> _Direction_
Your output is the lines from the first one to the one containing "90.16, 90.40, 90.30]", repeated exactly, with images left out.

> _Material_
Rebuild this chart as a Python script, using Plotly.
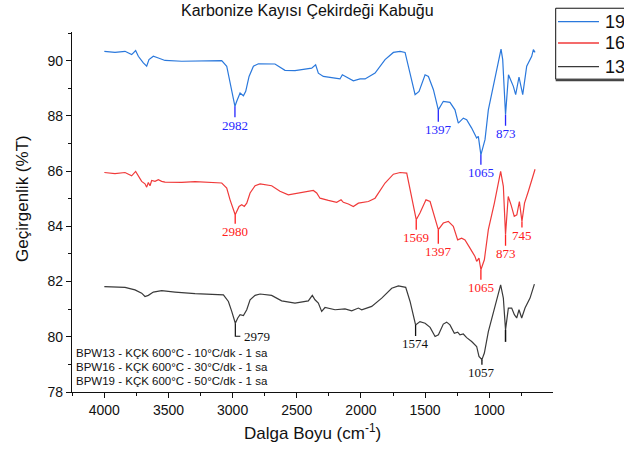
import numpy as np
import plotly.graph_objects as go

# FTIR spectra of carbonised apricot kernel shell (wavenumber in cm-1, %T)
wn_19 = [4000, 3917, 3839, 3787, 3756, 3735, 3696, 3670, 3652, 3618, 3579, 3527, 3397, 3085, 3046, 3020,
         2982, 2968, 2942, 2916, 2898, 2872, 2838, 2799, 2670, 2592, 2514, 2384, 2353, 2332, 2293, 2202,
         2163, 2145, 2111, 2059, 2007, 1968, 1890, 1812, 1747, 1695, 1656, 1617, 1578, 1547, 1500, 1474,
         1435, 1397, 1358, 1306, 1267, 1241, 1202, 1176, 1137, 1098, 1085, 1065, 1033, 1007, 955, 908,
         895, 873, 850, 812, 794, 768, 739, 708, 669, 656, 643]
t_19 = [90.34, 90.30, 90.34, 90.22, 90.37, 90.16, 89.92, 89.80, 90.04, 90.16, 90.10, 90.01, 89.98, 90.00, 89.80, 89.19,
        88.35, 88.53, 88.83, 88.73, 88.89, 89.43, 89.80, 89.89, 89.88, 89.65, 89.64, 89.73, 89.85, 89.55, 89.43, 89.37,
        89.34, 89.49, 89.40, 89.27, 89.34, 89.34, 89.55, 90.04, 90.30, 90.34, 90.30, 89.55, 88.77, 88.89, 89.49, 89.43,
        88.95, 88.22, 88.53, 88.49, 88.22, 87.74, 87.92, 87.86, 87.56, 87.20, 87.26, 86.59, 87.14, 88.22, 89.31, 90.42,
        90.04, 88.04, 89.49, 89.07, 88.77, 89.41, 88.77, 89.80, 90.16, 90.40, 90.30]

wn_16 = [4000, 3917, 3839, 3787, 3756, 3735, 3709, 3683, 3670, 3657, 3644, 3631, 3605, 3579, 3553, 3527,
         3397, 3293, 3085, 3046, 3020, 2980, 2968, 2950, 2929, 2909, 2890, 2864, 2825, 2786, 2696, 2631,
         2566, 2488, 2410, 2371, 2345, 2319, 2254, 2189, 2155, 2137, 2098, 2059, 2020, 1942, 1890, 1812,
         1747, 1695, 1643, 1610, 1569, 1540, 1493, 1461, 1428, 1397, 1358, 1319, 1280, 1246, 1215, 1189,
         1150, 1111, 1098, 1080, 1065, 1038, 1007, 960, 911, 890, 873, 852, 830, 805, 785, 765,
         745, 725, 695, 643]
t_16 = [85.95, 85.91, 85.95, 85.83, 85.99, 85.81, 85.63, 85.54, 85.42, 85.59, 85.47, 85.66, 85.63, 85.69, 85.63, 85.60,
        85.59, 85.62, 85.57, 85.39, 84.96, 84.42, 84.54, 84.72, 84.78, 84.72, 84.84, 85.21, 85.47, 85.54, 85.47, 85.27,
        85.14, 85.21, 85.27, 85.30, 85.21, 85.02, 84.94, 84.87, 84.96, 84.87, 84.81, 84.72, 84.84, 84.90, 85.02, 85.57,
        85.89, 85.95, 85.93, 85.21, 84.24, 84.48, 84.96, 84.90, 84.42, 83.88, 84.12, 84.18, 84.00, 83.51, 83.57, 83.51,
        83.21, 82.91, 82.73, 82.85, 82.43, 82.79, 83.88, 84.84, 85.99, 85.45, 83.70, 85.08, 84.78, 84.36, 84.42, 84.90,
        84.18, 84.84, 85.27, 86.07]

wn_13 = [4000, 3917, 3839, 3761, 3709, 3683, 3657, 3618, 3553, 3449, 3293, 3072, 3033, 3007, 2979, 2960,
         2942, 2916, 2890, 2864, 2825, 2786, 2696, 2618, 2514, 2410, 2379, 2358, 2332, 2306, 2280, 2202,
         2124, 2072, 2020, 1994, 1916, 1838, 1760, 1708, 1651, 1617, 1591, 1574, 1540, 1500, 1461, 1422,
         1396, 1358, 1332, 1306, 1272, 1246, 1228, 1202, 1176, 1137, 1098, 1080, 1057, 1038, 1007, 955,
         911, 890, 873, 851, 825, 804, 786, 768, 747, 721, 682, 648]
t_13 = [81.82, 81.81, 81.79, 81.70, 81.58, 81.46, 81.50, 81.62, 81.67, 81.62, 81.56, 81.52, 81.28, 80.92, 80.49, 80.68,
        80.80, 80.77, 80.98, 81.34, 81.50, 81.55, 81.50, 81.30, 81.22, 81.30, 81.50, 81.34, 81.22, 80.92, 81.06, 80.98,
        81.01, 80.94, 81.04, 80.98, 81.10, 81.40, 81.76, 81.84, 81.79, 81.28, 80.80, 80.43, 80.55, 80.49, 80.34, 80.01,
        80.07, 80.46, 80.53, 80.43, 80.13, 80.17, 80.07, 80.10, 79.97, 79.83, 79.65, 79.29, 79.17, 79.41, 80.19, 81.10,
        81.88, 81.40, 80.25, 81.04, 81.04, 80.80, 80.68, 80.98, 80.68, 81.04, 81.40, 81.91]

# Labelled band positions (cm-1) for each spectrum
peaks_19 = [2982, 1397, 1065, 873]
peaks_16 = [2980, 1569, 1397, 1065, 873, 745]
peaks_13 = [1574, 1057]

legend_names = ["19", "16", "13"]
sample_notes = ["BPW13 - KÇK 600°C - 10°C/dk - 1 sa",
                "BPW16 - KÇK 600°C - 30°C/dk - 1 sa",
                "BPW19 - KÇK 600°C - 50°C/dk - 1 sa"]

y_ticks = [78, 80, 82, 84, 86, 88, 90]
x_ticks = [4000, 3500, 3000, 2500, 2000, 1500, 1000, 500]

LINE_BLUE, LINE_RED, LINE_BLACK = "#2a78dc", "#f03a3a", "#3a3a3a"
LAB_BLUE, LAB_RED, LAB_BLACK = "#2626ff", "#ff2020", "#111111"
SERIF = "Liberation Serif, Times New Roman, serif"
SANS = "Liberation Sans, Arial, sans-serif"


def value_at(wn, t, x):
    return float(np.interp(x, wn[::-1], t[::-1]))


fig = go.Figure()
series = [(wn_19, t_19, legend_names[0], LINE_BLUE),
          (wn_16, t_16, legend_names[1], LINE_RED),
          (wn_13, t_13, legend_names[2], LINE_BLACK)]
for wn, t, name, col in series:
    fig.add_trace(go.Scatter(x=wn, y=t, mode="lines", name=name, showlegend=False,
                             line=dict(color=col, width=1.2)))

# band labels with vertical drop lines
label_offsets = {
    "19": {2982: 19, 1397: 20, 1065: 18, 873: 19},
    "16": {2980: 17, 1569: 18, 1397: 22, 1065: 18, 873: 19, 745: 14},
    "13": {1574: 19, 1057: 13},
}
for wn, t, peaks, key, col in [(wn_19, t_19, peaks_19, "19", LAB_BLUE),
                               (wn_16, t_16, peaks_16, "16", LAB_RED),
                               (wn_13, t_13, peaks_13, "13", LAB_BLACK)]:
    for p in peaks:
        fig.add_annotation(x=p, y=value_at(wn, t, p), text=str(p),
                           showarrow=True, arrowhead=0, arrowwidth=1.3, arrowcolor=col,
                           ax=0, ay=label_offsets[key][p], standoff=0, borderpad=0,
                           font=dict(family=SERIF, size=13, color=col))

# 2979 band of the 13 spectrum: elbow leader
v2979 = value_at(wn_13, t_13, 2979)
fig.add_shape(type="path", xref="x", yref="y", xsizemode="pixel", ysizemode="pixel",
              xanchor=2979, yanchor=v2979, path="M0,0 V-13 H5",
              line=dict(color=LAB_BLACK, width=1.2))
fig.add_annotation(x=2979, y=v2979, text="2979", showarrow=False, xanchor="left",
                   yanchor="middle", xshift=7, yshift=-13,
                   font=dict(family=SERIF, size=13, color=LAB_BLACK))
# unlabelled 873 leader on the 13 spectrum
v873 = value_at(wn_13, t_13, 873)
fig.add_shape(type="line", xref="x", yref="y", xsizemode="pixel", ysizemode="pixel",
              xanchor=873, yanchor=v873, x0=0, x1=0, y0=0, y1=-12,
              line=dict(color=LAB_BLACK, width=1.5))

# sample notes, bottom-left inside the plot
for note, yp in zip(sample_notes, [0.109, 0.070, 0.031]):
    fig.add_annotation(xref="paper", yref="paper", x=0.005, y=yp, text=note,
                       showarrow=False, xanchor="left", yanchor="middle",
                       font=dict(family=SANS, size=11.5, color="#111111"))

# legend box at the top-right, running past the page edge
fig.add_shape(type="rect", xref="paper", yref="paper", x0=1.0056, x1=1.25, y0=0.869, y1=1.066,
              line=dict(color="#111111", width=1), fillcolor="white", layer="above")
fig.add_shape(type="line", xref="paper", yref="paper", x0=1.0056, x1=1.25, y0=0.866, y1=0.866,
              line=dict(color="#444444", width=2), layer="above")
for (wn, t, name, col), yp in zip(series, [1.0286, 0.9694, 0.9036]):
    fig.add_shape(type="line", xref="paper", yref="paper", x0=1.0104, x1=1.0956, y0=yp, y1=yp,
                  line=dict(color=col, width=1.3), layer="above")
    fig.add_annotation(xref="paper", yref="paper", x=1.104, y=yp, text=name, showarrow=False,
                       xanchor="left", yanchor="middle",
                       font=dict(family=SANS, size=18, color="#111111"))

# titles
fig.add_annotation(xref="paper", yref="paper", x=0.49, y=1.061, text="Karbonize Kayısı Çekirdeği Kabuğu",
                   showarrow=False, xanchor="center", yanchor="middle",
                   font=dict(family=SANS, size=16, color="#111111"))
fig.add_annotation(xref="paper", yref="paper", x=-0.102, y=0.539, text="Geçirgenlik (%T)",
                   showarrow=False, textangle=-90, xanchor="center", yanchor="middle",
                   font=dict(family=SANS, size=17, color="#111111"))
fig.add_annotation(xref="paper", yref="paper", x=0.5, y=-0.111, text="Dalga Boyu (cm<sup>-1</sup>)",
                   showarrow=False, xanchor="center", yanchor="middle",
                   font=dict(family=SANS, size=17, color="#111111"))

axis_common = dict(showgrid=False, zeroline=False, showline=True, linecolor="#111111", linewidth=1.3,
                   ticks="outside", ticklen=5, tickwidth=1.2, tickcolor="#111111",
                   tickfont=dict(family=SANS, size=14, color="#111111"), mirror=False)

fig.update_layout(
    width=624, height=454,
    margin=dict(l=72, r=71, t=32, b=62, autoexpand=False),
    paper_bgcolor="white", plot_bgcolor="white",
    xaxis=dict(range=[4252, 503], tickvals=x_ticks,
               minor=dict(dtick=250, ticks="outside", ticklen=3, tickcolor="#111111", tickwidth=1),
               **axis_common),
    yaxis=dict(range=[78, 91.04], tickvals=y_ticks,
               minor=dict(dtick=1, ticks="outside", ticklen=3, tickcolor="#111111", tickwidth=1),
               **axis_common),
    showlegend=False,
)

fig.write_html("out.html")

> _Task result_
Rebuild this chart as a Python script, using Plotly.
import numpy as np
import plotly.graph_objects as go

# FTIR spectra of carbonised apricot kernel shell (wavenumber in cm-1, %T)
wn_19 = [4000, 3917, 3839, 3787, 3756, 3735, 3696, 3670, 3652, 3618, 3579, 3527, 3397, 3085, 3046, 3020,
         2982, 2968, 2942, 2916, 2898, 2872, 2838, 2799, 2670, 2592, 2514, 2384, 2353, 2332, 2293, 2202,
         2163, 2145, 2111, 2059, 2007, 1968, 1890, 1812, 1747, 1695, 1656, 1617, 1578, 1547, 1500, 1474,
         1435, 1397, 1358, 1306, 1267, 1241, 1202, 1176, 1137, 1098, 1085, 1065, 1033, 1007, 955, 908,
         895, 873, 850, 812, 794, 768, 739, 708, 669, 656, 643]
t_19 = [90.34, 90.30, 90.34, 90.22, 90.37, 90.16, 89.92, 89.80, 90.04, 90.16, 90.10, 90.01, 89.98, 90.00, 89.80, 89.19,
        88.35, 88.53, 88.83, 88.73, 88.89, 89.43, 89.80, 89.89, 89.88, 89.65, 89.64, 89.73, 89.85, 89.55, 89.43, 89.37,
        89.34, 89.49, 89.40, 89.27, 89.34, 89.34, 89.55, 90.04, 90.30, 90.34, 90.30, 89.55, 88.77, 88.89, 89.49, 89.43,
        88.95, 88.22, 88.53, 88.49, 88.22, 87.74, 87.92, 87.86, 87.56, 87.20, 87.26, 86.59, 87.14, 88.22, 89.31, 90.42,
        90.04, 88.04, 89.49, 89.07, 88.77, 89.41, 88.77, 89.80, 90.16, 90.40, 90.30]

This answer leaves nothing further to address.